En Occident, nous naissons de plus en plus souvent « citoyens du monde », c’est-à-dire citoyens sans Bien Commun. On a longtemps pensé que cette automutilation, que produisait le déracinement, était le prix à payer pour la paix du monde : plus de nation, plus de concours entre les nations. La consommation à tous les étages. La paix par la satiété universelle. Il s’avère aujourd’hui, après quelques décennies de « multiculturalisme», que les populations déracinées, sans Bien Commun, engendrent surtout « des sauvageons » comme disait naguère (1999) Jean-Pierre Chevènement, alors ministre de l’Intérieur – et ceux-là, si bien nourris soient-ils, produisent, partout où ils sont libres de leurs interventions, « la violence gratuite » qu’évoque le pédopsychiatre Maurice Berger. Comment discipliner cette violence ? Ou bien, et c’est la même question, comment revenir au Bien Commun ? C’est la question essentielle qui se pose à nos politiques : comment après plusieurs décennies de désaffection ou de désaffiliation, retrouver ce « Commun » sans lequel il n’y a pas d’humanité ? Tout serait simple s’il existait une idée du bien. Il suffirait de décliner cette idée dans les différents domaines de la vie quotidienne et de lancer un programme, des plans quinquennaux ou toutes sortes de « trains de mesures ». Hélas, cela ne suffit pas. Le bien que nous avons en commun ne repose pas sur un calcul, encore moins sur un ensemble de prévisions planifiables. La raison en est simple, c’est celle que répète Aristote à Platon depuis des lustres : il n’y a pas d’idée du Bien.

En métaphysicien, Aristote a cette formule superbe : du Bien, comme de tous les transcendantaux (comme l’Etre, l’Un ou le Vrai), on ne peut pas dire ce qu’il est parce qu’il est toujours « autre dans les choses autres » (Métaphysique, livre 12 chap. 5). Platon, confondant le Bien et l’Un dans un même concept, avait imaginé une cité idéale où tous les hommes feraient tout en même temps, dans laquelle les femmes seraient des hommes comme les autres (« Ce que fait un cheval, une jument ne le fait-elle pas aussi ? »), et où une constitution écrite (comme celle de Dracon, à Sparte) régirait tout cela. Je suis persuadé qu’avec son idée de constitution, Platon, les yeux fixés avec admiration sur Lacédémone, le rival séculaire d’Athènes, se trouvait très pragmatique. Pour lui une cité bonne est une cité unie.

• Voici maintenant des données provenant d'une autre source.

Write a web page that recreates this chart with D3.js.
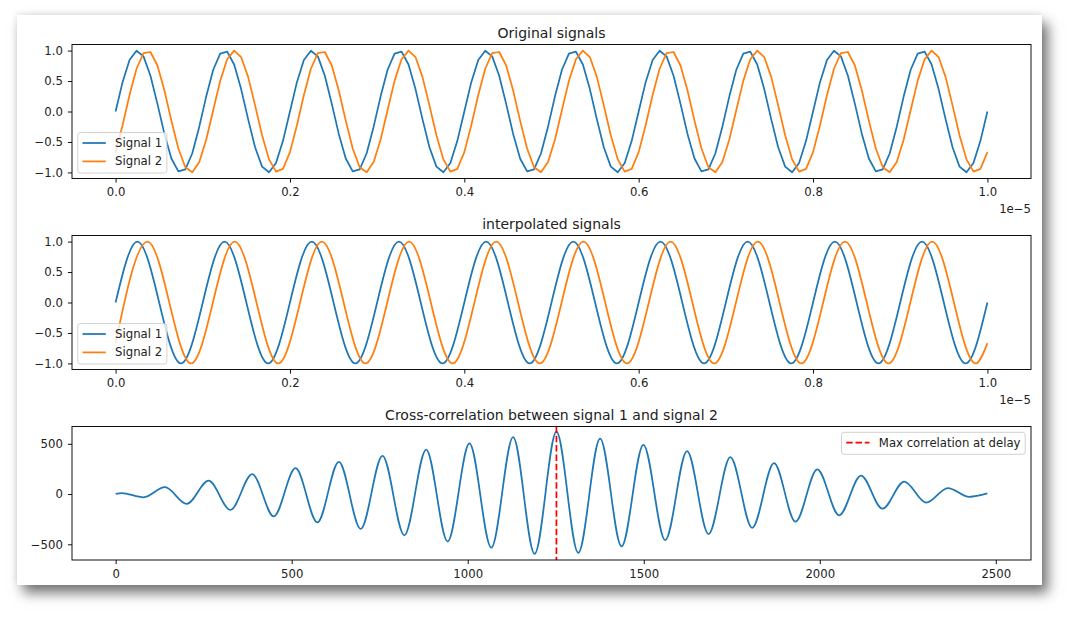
<!DOCTYPE html>
<html>
<head>
<meta charset="utf-8">
<script src="https://cdn.jsdelivr.net/npm/d3@7"></script>
<style>
  body { margin: 0; background: #fff; width: 1080px; height: 624px; overflow: hidden; }
  #card { position: absolute; left: 17px; top: 15px; width: 1025px; height: 570px; background: #fff;
          box-shadow: 6px 8px 12px rgba(0,0,0,0.55), -1px -2px 6px rgba(0,0,0,0.08); }
  #chart { position: absolute; left: 0; top: 0; }
  text { font-family: "DejaVu Sans", sans-serif; fill: #222; }
</style>
</head>
<body>
<div id="card"></div>
<div id="chart"></div>
<script>
// Signals + cross-correlation, three stacked panels

// --- DATA ---
const sampleStep = 0.008; // spacing of the original samples, in units of 1e-5 s

const origSignal1 = [
  0, 0.482, 0.844, 0.998, 0.905, 0.588, 0.125, -0.368, -0.771, -0.982, -0.951, -0.685, -0.249,
  0.249, 0.685, 0.951, 0.982, 0.771, 0.368, -0.125, -0.588, -0.905, -0.998, -0.844, -0.482,
  0, 0.482, 0.844, 0.998, 0.905, 0.588, 0.125, -0.368, -0.771, -0.982, -0.951, -0.685, -0.249,
  0.249, 0.685, 0.951, 0.982, 0.771, 0.368, -0.125, -0.588, -0.905, -0.998, -0.844, -0.482,
  0, 0.482, 0.844, 0.998, 0.905, 0.588, 0.125, -0.368, -0.771, -0.982, -0.951, -0.685, -0.249,
  0.249, 0.685, 0.951, 0.982, 0.771, 0.368, -0.125, -0.588, -0.905, -0.998, -0.844, -0.482,
  0, 0.482, 0.844, 0.998, 0.905, 0.588, 0.125, -0.368, -0.771, -0.982, -0.951, -0.685, -0.249,
  0.249, 0.685, 0.951, 0.982, 0.771, 0.368, -0.125, -0.588, -0.905, -0.998, -0.844, -0.482,
  0, 0.482, 0.844, 0.998, 0.905, 0.588, 0.125, -0.368, -0.771, -0.982, -0.951, -0.685, -0.249,
  0.249, 0.685, 0.951, 0.982, 0.771, 0.368, -0.125, -0.588, -0.905, -0.998, -0.844, -0.482,
  0
];
const origSignal2 = [
  -0.667, -0.225, 0.272, 0.702, 0.958, 0.977, 0.755, 0.345, -0.150, -0.607, -0.915, -0.996, -0.831,
  -0.460, 0.024, 0.503, 0.857, 0.999, 0.894, 0.568, 0.101, -0.391, -0.786, -0.987, -0.943,
  -0.667, -0.225, 0.272, 0.702, 0.958, 0.977, 0.755, 0.345, -0.150, -0.607, -0.915, -0.996, -0.831,
  -0.460, 0.024, 0.503, 0.857, 0.999, 0.894, 0.568, 0.101, -0.391, -0.786, -0.987, -0.943,
  -0.667, -0.225, 0.272, 0.702, 0.958, 0.977, 0.755, 0.345, -0.150, -0.607, -0.915, -0.996, -0.831,
  -0.460, 0.024, 0.503, 0.857, 0.999, 0.894, 0.568, 0.101, -0.391, -0.786, -0.987, -0.943,
  -0.667, -0.225, 0.272, 0.702, 0.958, 0.977, 0.755, 0.345, -0.150, -0.607, -0.915, -0.996, -0.831,
  -0.460, 0.024, 0.503, 0.857, 0.999, 0.894, 0.568, 0.101, -0.391, -0.786, -0.987, -0.943,
  -0.667, -0.225, 0.272, 0.702, 0.958, 0.977, 0.755, 0.345, -0.150, -0.607, -0.915, -0.996, -0.831,
  -0.460, 0.024, 0.503, 0.857, 0.999, 0.894, 0.568, 0.101, -0.391, -0.786, -0.987, -0.943,
  -0.667
];

// interpolated signals: turning points (peaks / troughs) plus both ends
const interpTimes1 = [0, 0.025, 0.075, 0.125, 0.175, 0.225, 0.275, 0.325, 0.375, 0.425, 0.475,
  0.525, 0.575, 0.625, 0.675, 0.725, 0.775, 0.825, 0.875, 0.925, 0.975, 1.0];
const interpValues1 = [0, 1, -1, 1, -1, 1, -1, 1, -1, 1, -1, 1, -1, 1, -1, 1, -1, 1, -1, 1, -1, 0];
const interpTimes2 = [0, 0.0366, 0.0866, 0.1366, 0.1866, 0.2366, 0.2866, 0.3366, 0.3866, 0.4366, 0.4866,
  0.5366, 0.5866, 0.6366, 0.6866, 0.7366, 0.7866, 0.8366, 0.8866, 0.9366, 0.9866, 1.0];
const interpValues2 = [-0.667, 1, -1, 1, -1, 1, -1, 1, -1, 1, -1, 1, -1, 1, -1, 1, -1, 1, -1, 1, -1, -0.667];

// cross-correlation: turning points
const corrLags = [0, 17, 79, 140, 202, 264, 326, 388, 449, 511, 573, 634, 696, 758, 820, 882, 943,
  1005, 1067, 1129, 1190, 1252, 1314, 1376, 1437, 1499, 1561, 1623, 1684, 1746, 1808, 1870, 1931,
  1993, 2055, 2117, 2178, 2240, 2302, 2364, 2425, 2476];
const corrValues = [2, 9, -32, 68, -98, 133, -158, 198, -222, 257, -282, 321, -346, 380, -410, 442, -472,
  503, -534, 566, -595, 620, -585, 551, -520, 490, -459, 428, -398, 368, -336, 308, -275,
  246, -211, 184, -146, 124, -85, 60, -27, 6];
const maxDelay = 1252;

const timeTicks = [0, 0.2, 0.4, 0.6, 0.8, 1.0];
const signalTicks = [-1.0, -0.5, 0, 0.5, 1.0];
const lagTicks = [0, 500, 1000, 1500, 2000, 2500];
const corrTicks = [-500, 0, 500];
const seriesNames = ["Signal 1", "Signal 2"];
const seriesColors = ["#1f77b4", "#ff7f0e"];

// --- LAYOUT ---
const width = 1080, height = 624;
const left = 72, right = 1031;
const FONT = 11.7, LW = 1.75;

const svg = d3.select("#chart").append("svg").attr("width", width).attr("height", height);

function makePanel(idx, top, bottom, title, xDomain, yDomain, xTicks, yTicks, xFmt, yFmt, offsetText) {
    const x = d3.scaleLinear().domain(xDomain).range([left, right]);
    const y = d3.scaleLinear().domain(yDomain).range([bottom, top]);

    svg.append("clipPath").attr("id", "clip" + idx)
        .append("rect").attr("x", left).attr("y", top).attr("width", right - left).attr("height", bottom - top);

    const g = svg.append("g");
    const plot = g.append("g").attr("clip-path", `url(#clip${idx})`);

    const xAxis = g.append("g").attr("transform", `translate(0,${bottom})`)
        .call(d3.axisBottom(x).tickValues(xTicks).tickFormat(xFmt).tickSize(4.1).tickPadding(5.5).tickSizeOuter(0));
    const yAxis = g.append("g").attr("transform", `translate(${left},0)`)
        .call(d3.axisLeft(y).tickValues(yTicks).tickFormat(yFmt).tickSize(4.1).tickPadding(5).tickSizeOuter(0));
    [xAxis, yAxis].forEach(a => {
        a.select(".domain").remove();
        a.selectAll("line").attr("stroke", "#000").attr("stroke-width", 0.93);
        a.selectAll("text").attr("font-size", FONT).attr("fill", "#222").style("font-family", "DejaVu Sans");
    });

    g.append("rect").attr("x", left).attr("y", top).attr("width", right - left).attr("height", bottom - top)
        .attr("fill", "none").attr("stroke", "#000").attr("stroke-width", 0.93);

    g.append("text").attr("x", (left + right) / 2).attr("y", top - 7)
        .attr("text-anchor", "middle").attr("font-size", 14).text(title);

    if (offsetText) {
        g.append("text").attr("x", right).attr("y", bottom + 34)
            .attr("text-anchor", "end").attr("font-size", FONT).text(offsetText);
    }
    return { g, plot, x, y, top, bottom };
}

function drawLegend(panel, items, corner) {
    const pad = 4.7, handle = 23.3, gap = 9.3, rowH = 18.4;
    const lg = panel.g.append("g");
    const box = lg.append("rect").attr("rx", 2.5).attr("ry", 2.5)
        .attr("fill", "#fff").attr("fill-opacity", 0.8).attr("stroke", "#ccc").attr("stroke-width", 0.9);
    let maxW = 0;
    items.forEach((it, i) => {
        const cy = pad + 5.7 + i * rowH;
        lg.append("line").attr("x1", pad).attr("x2", pad + handle).attr("y1", cy).attr("y2", cy)
            .attr("stroke", it.color).attr("stroke-width", LW)
            .attr("stroke-dasharray", it.dashed ? "6.5,2.8" : null);
        const t = lg.append("text").attr("x", pad + handle + gap).attr("y", cy).attr("dy", "0.35em")
            .attr("font-size", FONT).text(it.label);
        maxW = Math.max(maxW, t.node().getComputedTextLength());
    });
    const w = pad + handle + gap + maxW + pad;
    const h = items.length * rowH + 3.6;
    box.attr("width", w).attr("height", h);
    const bx = corner === "upper right" ? right - 5.8 - w : left + 5.8;
    const by = corner === "upper right" ? panel.top + 5.8 : panel.bottom - 5.5 - h;
    lg.attr("transform", `translate(${bx},${by})`);
}

const fmt1 = d3.format(".1f");
const fmt0 = d3.format("d");

// --- PANEL 1: original samples ---
const p1 = makePanel(1, 44.5, 178.5, "Original signals", [-0.05, 1.05], [-1.1, 1.1],
    timeTicks, signalTicks, fmt1, fmt1, "1e\u22125");
[origSignal1, origSignal2].forEach((vals, si) => {
    p1.plot.append("path").datum(vals)
        .attr("fill", "none").attr("stroke", seriesColors[si]).attr("stroke-width", LW)
        .attr("stroke-linejoin", "round")
        .attr("d", d3.line().x((d, i) => p1.x(i * sampleStep)).y(d => p1.y(d)));
});
drawLegend(p1, seriesNames.map((n, i) => ({ label: n, color: seriesColors[i] })), "lower left");

// --- PANEL 2: interpolated ---
const p2 = makePanel(2, 235.5, 369.5, "interpolated signals", [-0.05, 1.05], [-1.1, 1.1],
    timeTicks, signalTicks, fmt1, fmt1, "1e\u22125");
[[interpTimes1, interpValues1], [interpTimes2, interpValues2]].forEach(([ts, vs], si) => {
    p2.plot.append("path").datum(d3.zip(ts, vs))
        .attr("fill", "none").attr("stroke", seriesColors[si]).attr("stroke-width", LW)
        .attr("d", d3.line().curve(d3.curveMonotoneX).x(d => p2.x(d[0])).y(d => p2.y(d[1])));
});
drawLegend(p2, seriesNames.map((n, i) => ({ label: n, color: seriesColors[i] })), "lower left");

// --- PANEL 3: cross-correlation ---
const p3 = makePanel(3, 426.5, 560, "Cross-correlation between signal 1 and signal 2", [-124, 2600], [-656, 672],
    lagTicks, corrTicks, fmt0, fmt0, null);
p3.plot.append("path").datum(d3.zip(corrLags, corrValues))
    .attr("fill", "none").attr("stroke", seriesColors[0]).attr("stroke-width", LW)
    .attr("d", d3.line().curve(d3.curveMonotoneX).x(d => p3.x(d[0])).y(d => p3.y(d[1])));
p3.plot.append("line")
    .attr("x1", p3.x(maxDelay)).attr("x2", p3.x(maxDelay)).attr("y1", p3.top).attr("y2", p3.bottom)
    .attr("stroke", "#ff0000").attr("stroke-width", LW).attr("stroke-dasharray", "6.5,2.8");
drawLegend(p3, [{ label: "Max correlation at delay", color: "#ff0000", dashed: true }], "upper right");
</script>
</body>
</html>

Il faut créer les conditions d’une unité optimale, en finir avec le particularisme familial (à Sparte, les enfants à partir de 7 ans étaient élevés en commun pour être des élites militaires), communautariser les femmes dès la naissance et s’abstenir de leur donner un statut particulier : dans la cité idéale de Platon, elles seront des gardiennes tout aussi militarisées que les hommes.

Indéfinissable, inquantifiable, intransposable : un « Esprit »

Terrible concept du Bien Commun, fourrier jusqu’à ce jour de toutes les idéologies ! On sait comment Aristote a réagi : il a collecté les constitutions de toutes les cités grecques (il ne nous reste que la Constitution d’Athènes de ce gigantesque effort documentaire) pour démontrer à son maître Platon que les cités grecques étaient toutes différentes et que donc leur Bien Commun, leur fin à chacune d’entre elles, étaient différentes. Il est impossible de déterminer le Bien Commun a priori. Pour prendre un exemple moins éclatant mais plus récent : on n’arrête pas de comparer la France et l’Allemagne, toujours au détriment de notre pays. Mais cette comparaison n’est pas raisonnable car nous n’avons pas, Français et Allemands, les mêmes points forts ni les mêmes points faibles, la même histoire, la même population, les mêmes institutions, etc. – bref le même Bien Commun.